Overall, normalizing by the range of possible values significantly reduces the differences in average path lengths between networks of various sizes, making the path length’s sensitivity to N negligible. However, there are no significant differences in the average clustering coefficient when no normalization is applied. Moreover, the y-axis scale during the crisis period is much smaller than that during the non-crisis period, indicating less sensitivity of network metrics to N during crises.

5 Conclusion

We examined how network size affects network measures during both the non-crisis period of 2004 and the global financial crisis of 2008 using the threshold method. Our findings show that during the non-crisis period, the average path length L of a network is highly dependent on network size N, while less sensitivity to N is observed during the crisis. However, the average clustering coefficient remains relatively constant regardless of the size of the network. During a crisis, we found that average path lengths were shorter, and average clustering coefficients were higher than during a non-crisis period, suggesting that network structures become more tightly connected and locally compact during a crisis.

To address the bias introduced by N in comparing network measures, we employed various normalization techniques. When the measures of a stock network are normalized with those of a random network, we observed an increase in the sensitivity of both path length and clustering to N during the non-crisis period but no noticeable changes during the crisis. Normalizing the path length L by the range of possible values reduced its dependence on N on a large scale, and there was no bias for N greater than 200. However, this normalization technique increased the sensitivity of the clustering coefficient to N.

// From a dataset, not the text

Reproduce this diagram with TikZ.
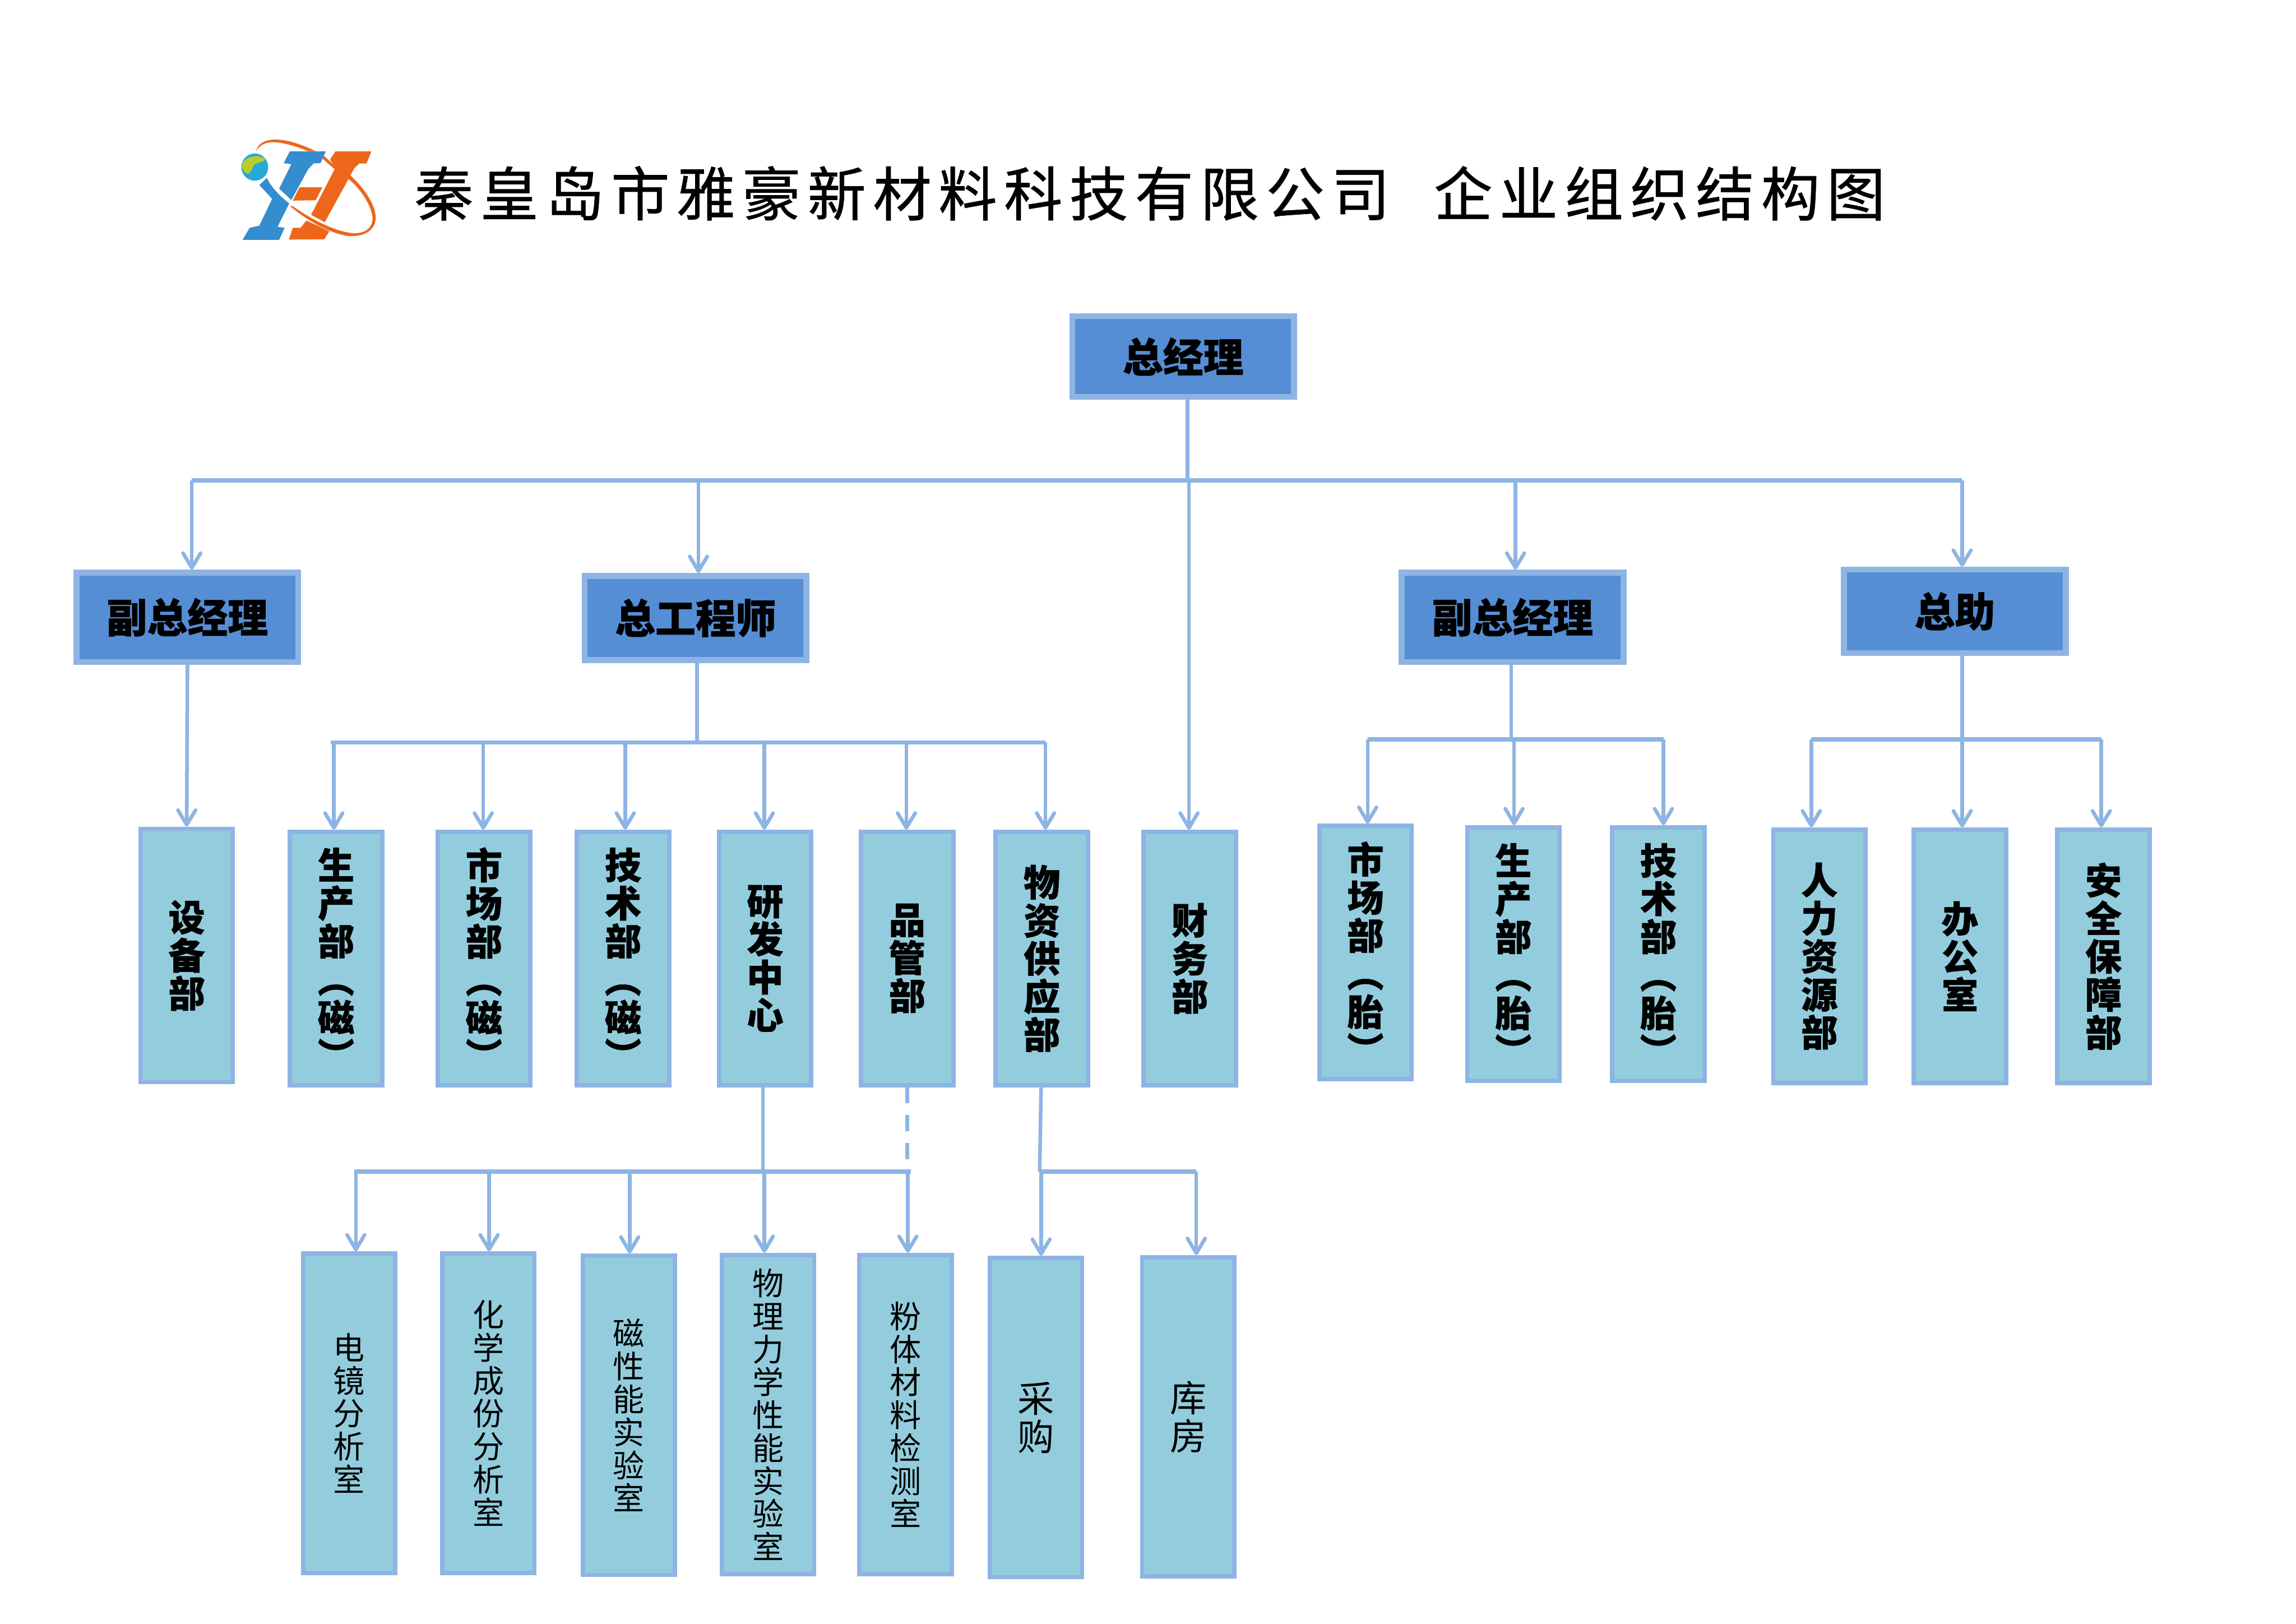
\documentclass[tikz,border=0pt]{standalone}
\usepackage{fontspec}
\usetikzlibrary{arrows.meta}
\setmainfont[BoldFeatures={FakeBold=0.8}]{Noto Sans CJK SC}
\newfontfamily\titlefont[LetterSpace=11.8,FakeBold=0.8]{Noto Sans CJK SC}
\definecolor{edgeblue}{HTML}{8EB4E3}
\definecolor{headfill}{HTML}{558ED5}
\definecolor{deptfill}{HTML}{93CDDD}
\definecolor{logoblue}{HTML}{348DCF}
\definecolor{logoorange}{HTML}{EC671C}
\tikzset{
  headbox/.style={draw=edgeblue,line width=4pt,fill=headfill,inner sep=0pt,minimum width=151.5pt,font=\fontsize{27.5}{28}\selectfont\bfseries},
  deptbox/.style={draw=edgeblue,line width=3pt,fill=deptfill,inner sep=0pt,minimum width=63pt,minimum height=173pt,align=center,font=\fontsize{25}{26}\selectfont\bfseries},
  labbox/.style={draw=edgeblue,line width=3pt,fill=deptfill,inner sep=0pt,minimum width=63pt,minimum height=218pt,align=center,font=\fontsize{21.5}{22.5}\selectfont},
  bigfont/.style={font=\fontsize{25}{26}\selectfont},
  bus/.style={edgeblue,line width=3pt},
  trunk/.style={edgeblue,line width=2.5pt},
  arrowline/.style={edgeblue,line width=2.5pt,-{Straight Barb[length=10pt,width=12pt,round]}}
}
\begin{document}
\begin{tikzpicture}[x=1pt,y=-1pt]
  \useasboundingbox (0,0) rectangle (1568,1109);
  % Logo
  \begin{scope}[shift={(139.7,69.85)},x=0.2079pt,y=-0.0776pt]
    \fill[logoorange] (170,432) .. controls (175,350) and (205,328) .. (235,328) .. controls (280,330) and (330,385) .. (365,430) -- (340,430) .. controls (300,385) and (250,345) .. (215,352) .. controls (195,358) and (178,385) .. (170,432) -- cycle;
    \fill[logoorange] (390,465) -- (432,570) -- (428,590) -- (385,490) -- cycle;
    \fill[logoorange] (478,640) .. controls (530,770) and (565,920) .. (562,1030) .. controls (558,1130) and (525,1178) .. (480,1178) .. controls (420,1170) and (330,1030) .. (280,910) -- (290,915) .. controls (340,1010) and (430,1150) .. (495,1152) .. controls (535,1150) and (552,1090) .. (552,1020) .. controls (548,900) and (510,750) .. (470,670) -- cycle;
    \fill[logoblue] (280,432) -- (398,432) -- (381,535) -- (358,538) -- (340,590) -- (285,860) -- (245,760) -- (285,545) -- (260,535) -- cycle;
    \fill[logoblue] (205,665) -- (180,728) -- (222,850) -- (180,1085) -- (148,1105) -- (125,1210) -- (245,1210) -- (263,1105) -- (240,1095) -- (278,890) .. controls (240,810) and (215,730) .. (205,665) -- cycle;
    \fill[logoorange] (430,432) -- (548,432) -- (532,538) -- (508,538) -- (492,580) -- (395,1055) -- (350,990) -- (430,575) -- (412,505) -- cycle;
    \fill[logoorange] (312,748) -- (387,748) -- (365,862) -- (290,865) -- cycle;
    \fill[logoorange] (290,1105) -- (315,1105) -- (335,1040) -- (410,1135) -- (393,1205) -- (277,1208) -- cycle;
    \fill[logoblue!75!cyan] (165,570) ellipse (44 and 120);
    \fill[yellow!70!green!80!brown] (125,535) .. controls (135,480) and (175,450) .. (200,500) .. controls (190,540) and (170,520) .. (160,560) .. controls (155,610) and (145,640) .. (135,620) .. controls (125,590) and (120,570) .. (125,535) -- cycle;
  \end{scope}
  % Title
  \node[anchor=west,font=\titlefont\fontsize{40}{41}\selectfont,inner sep=0pt] (titleA) at (283,132) {秦皇岛市雅豪新材料科技有限公司};
  \node[anchor=west,font=\titlefont\fontsize{40}{41}\selectfont,inner sep=0pt] (titleB) at (979,132) {企业组织结构图};
  % Head boxes
  \node[headbox,minimum height=55pt] (gm) at (808,243.5) {总经理};
  \node[headbox,minimum height=61pt] (vpL) at (128,421.5) {副总经理};
  \node[headbox,minimum height=57.5pt] (ce) at (475,422) {总工程师};
  \node[headbox,minimum height=61pt] (vpR) at (1033,421.5) {副总经理};
  \node[headbox,minimum height=57pt] (ca) at (1335,417.5) {总助};
  % Departments
  \foreach \nm/\cx/\cy/\txt in {
    equip/127.5/652.5/{设\\备\\部},
    prodM/229.5/654.5/{生\\产\\部\\︵\\磁\\︶},
    markM/330.5/654.5/{市\\场\\部\\︵\\磁\\︶},
    techM/425.5/654.5/{技\\术\\部\\︵\\磁\\︶},
    rnd/522.5/654.5/{研\\发\\中\\心},
    qc/619.5/654.5/{品\\管\\部},
    supply/711.5/654.5/{物\\资\\供\\应\\部},
    fin/812.5/654.5/{财\\务\\部},
    markT/932.5/650.5/{市\\场\\部\\︵\\胎\\︶},
    prodT/1033.5/651.5/{生\\产\\部\\︵\\胎\\︶},
    techT/1132.5/651.5/{技\\术\\部\\︵\\胎\\︶},
    hr/1242.5/653/{人\\力\\资\\源\\部},
    office/1338.5/653/{办\\公\\室},
    safety/1436.5/653/{安\\全\\保\\障\\部}}
    \node[deptbox] (\nm) at (\cx,\cy) {\txt};
  % Labs
  \foreach \nm/\cx/\cy/\txt in {
    sem/238.5/965/{电\\镜\\分\\析\\室},
    chem/333.5/965/{化\\学\\成\\份\\分\\析\\室},
    magn/429.5/966.5/{磁\\性\\能\\实\\验\\室},
    phys/524.5/966/{物\\理\\力\\学\\性\\能\\实\\验\\室},
    powder/618.5/966/{粉\\体\\材\\料\\检\\测\\室}}
    \node[labbox] (\nm) at (\cx,\cy) {\txt};
  \node[labbox,bigfont] (buy) at (707.5,968) {采\\购};
  \node[labbox,bigfont] (store) at (811.5,967.5) {库\\房};
  % Top level
  \coordinate (busTopL) at (131,328);
  \coordinate (busTopM) at (811,328);
  \coordinate (busTopR) at (1340,328);
  \draw[trunk] (busTopM |- gm.south) -- (busTopM);
  \draw[bus] (busTopL) -- (busTopR);
  \foreach \from/\to in {131/vpL,477/ce,812/fin,1035/vpR,1340/ca}
    \draw[arrowline] (\from,328) -- (\from,328 |- \to.north);
  % Left vice manager
  \draw[arrowline] (vpL.south) -- (equip.north);
  % Chief engineer
  \coordinate (busCeL) at (226,507);
  \coordinate (busCeR) at (714,507);
  \draw[trunk] (ce.south -| 476,0) -- (476,507);
  \draw[bus] (busCeL) -- (busCeR);
  \foreach \from/\to in {228/prodM,330/markM,427/techM,522/rnd,619/qc,714/supply}
    \draw[arrowline] (\from,507) -- (\from,507 |- \to.north);
  % Right vice manager
  \coordinate (busVpL) at (934,505);
  \coordinate (busVpR) at (1136,505);
  \draw[trunk] (vpR.south -| 1032,0) -- (1032,505);
  \draw[bus] (busVpL) -- (busVpR);
  \foreach \from/\to in {934/markT,1034/prodT,1136/techT}
    \draw[arrowline] (\from,505) -- (\from,505 |- \to.north);
  % Assistant
  \coordinate (busCaL) at (1237,505);
  \coordinate (busCaR) at (1435,505);
  \draw[trunk] (ca.south -| 1340,0) -- (1340,505);
  \draw[bus] (busCaL) -- (busCaR);
  \foreach \from/\to in {1237/hr,1340/office,1435/safety}
    \draw[arrowline] (\from,505) -- (\from,505 |- \to.north);
  % R&D and quality
  \coordinate (busLabL) at (242,800);
  \coordinate (busLabR) at (622,800);
  \draw[trunk] (rnd.south -| 521,0) -- (521,800);
  \draw[bus] (busLabL) -- (busLabR);
  \draw[trunk,dash pattern=on 11pt off 8pt] (qc.south) -- (qc.south |- busLabR);
  \foreach \from/\to in {243/sem,334/chem,430/magn,522/phys,620/powder}
    \draw[arrowline] (\from,800) -- (\from,800 |- \to.north);
  % Supply
  \coordinate (busBuyL) at (710,800);
  \coordinate (busBuyR) at (817,800);
  \draw[trunk] (supply.south -| 711,0) -- (busBuyL);
  \draw[bus] (busBuyL) -- (busBuyR);
  \foreach \from/\to in {711/buy,817/store}
    \draw[arrowline] (\from,800) -- (\from,800 |- \to.north);
\end{tikzpicture}
\end{document}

Our study also found that the N -dependency of network measures differ during crisis and non-crisis periods. When comparing networks with a large number of nodes, the dependence of both normalized and non-normalized network measurements on N is lower. Moreover, during a crisis, the effect of changing N on network measures is significantly lower than during the non-crisis period. To compare stock markets of varying sizes with minimal bias, we recommend using normalized average shortest path lengths and non-normalized clustering coefficients when analyzing networks with a large number of nodes.

While our study has made progress in reducing the dependence of network measures on network size, there are still some residual impacts that we were unable to fully eliminate. Our study focused on a sample of up to 500 companies from developing countries over a 1-year time frame using a fixed threshold approach, which has some limitations. We plan to expand our research to include other countries and integrate advanced machine learning and other network construction techniques to deepen our understanding of this fascinating subject. It is essential to consider the effects of N -dependent biases in graph measurements when conducting experimental analyses of stock markets.